Là où elles ont été en usage, les élèves ont développé diverses stratégies pour les contourner : personne n'aspirait réellement à devenir le détenteur du symbole. Il n'empêche qu'en Bretagne comme en Occitanie plusieurs ont reconnu - avec le recul - qu'ils n'auraient jamais appris le français comme ils l'ont fait s'il n'y avait pas eu le symbole ou le signal. Dans son "Histoire d'un interdit", Klaoda an Du cite ainsi le témoignage de cinq frères originaires de Plougras et qui – "malgré l'usage du symbole" - affirmaient vers 1990 être redevables à leur instituteur de leur réussite scolaire et professionnelle. Doit-on considérer cet instituteur comme n'ayant pas été "efficace" ? Ou de l'avoir trop été ? Mine de rien, ceux qui dénoncent le plus fortement le symbole font en quelque sorte d'eux-mêmes la démonstration de l'impact qu'il a pu avoir – ne serait-ce qu'au niveau des représentations - sur l'acquisition du français et la régression subséquente de la pratique sociale du breton – et on reste bien là sur le terrain de "l'efficacité" de l'objet concerné.
On n'est pas sur le même registre
Formuler un constat revient-il à "légitimer" ou à "justifier" a posteriori des pratiques qui n'ont plus lieu d'être dans les écoles de Basse-Bretagne ? Insinuer que Ronan Calvez l'aurait fait sur France Inter n'est pas très élégant. Prétendre qu'il serait un thuriféraire du nationalisme français est absurde. L'appréciation de l'efficacité d'une "pédagogie" et sa légitimation relèvent de deux registres différents, temporels autant qu'épistémologiques.
Inversons donc la perspective et projetons-nous dans le temps présent : dans les écoles flamandes de Belgique, il est actuellement interdit aux enfants qui ne parlent pas le néerlandais chez eux de s'exprimer en arabe, en berbère ou en turc dans la classe ou en cours de récréation, sous peine de punitions. Ça ne vous rappelle rien ? Il n'est pas surprenant que là-bas, la question a fait débat, pour ne pas dire polémique, à la fin de l'année 2012. La mesure est contestée sur le plan de l'éthique ou de la pédagogie. Elle est forcément perçue comme "légitime" par ceux qui la mettent en œuvre. Ce n'est qu'a posteriori qu'on pourra éventuellement juger de son "efficacité". Dans l'immédiat, il ne serait pas sans intérêt d'analyser les motivations de ceux qui la préconisent.

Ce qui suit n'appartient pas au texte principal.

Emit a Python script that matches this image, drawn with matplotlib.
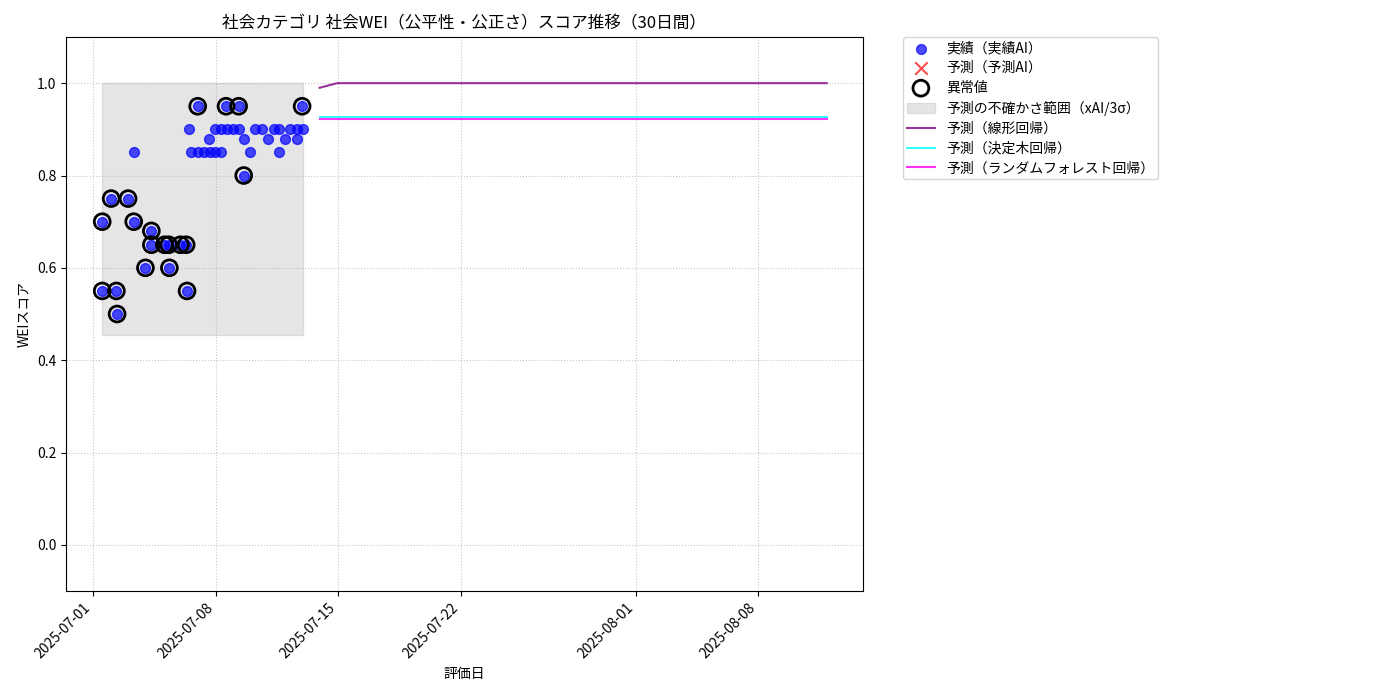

Désolé d'avoir été si long, mais c'est la complexité du sujet qui l'impose. Il faut du temps pour détricoter les simplismes qui ne s'énoncent qu'en deux ou trois phrases. Reste à comprendre pour quelles raisons le journal Le peuple breton et les celtisants de l'université de Rennes 2 ont cru bon d'épingler ainsi un enseignant de breton de l'UBO. Là, j'avoue que je me perds en conjectures, et je ne suis pas le seul. Brestois et Rennais sont pourtant fréquemment appelés à se côtoyer, ne serait-ce que pour les jurys d'examen ou dans le cadre du Centre de recherche bretonne et celtique dont les uns et les autres sont partie prenante. La polémique actuelle est, si je puis dire, symbolique de tensions persistantes et d'approches divergentes entre les deux départements de celtique. Elles ne risquent pas de s'apaiser de sitôt.
Pour en savoir plus
La littérature repérable sur la question du symbole et de ses équivalents est répétitive et n'est pas toujours très bien étayée. Pour une première synthèse, se reporter à la contribution que j'ai rédigée pour l'Histoire sociale des langues de France, qui vient de paraître aux Presses universitaires de Rennes, sous la direction de Georg Kremnitz, et dont le titre est "L'interdit de la langue première à l'école."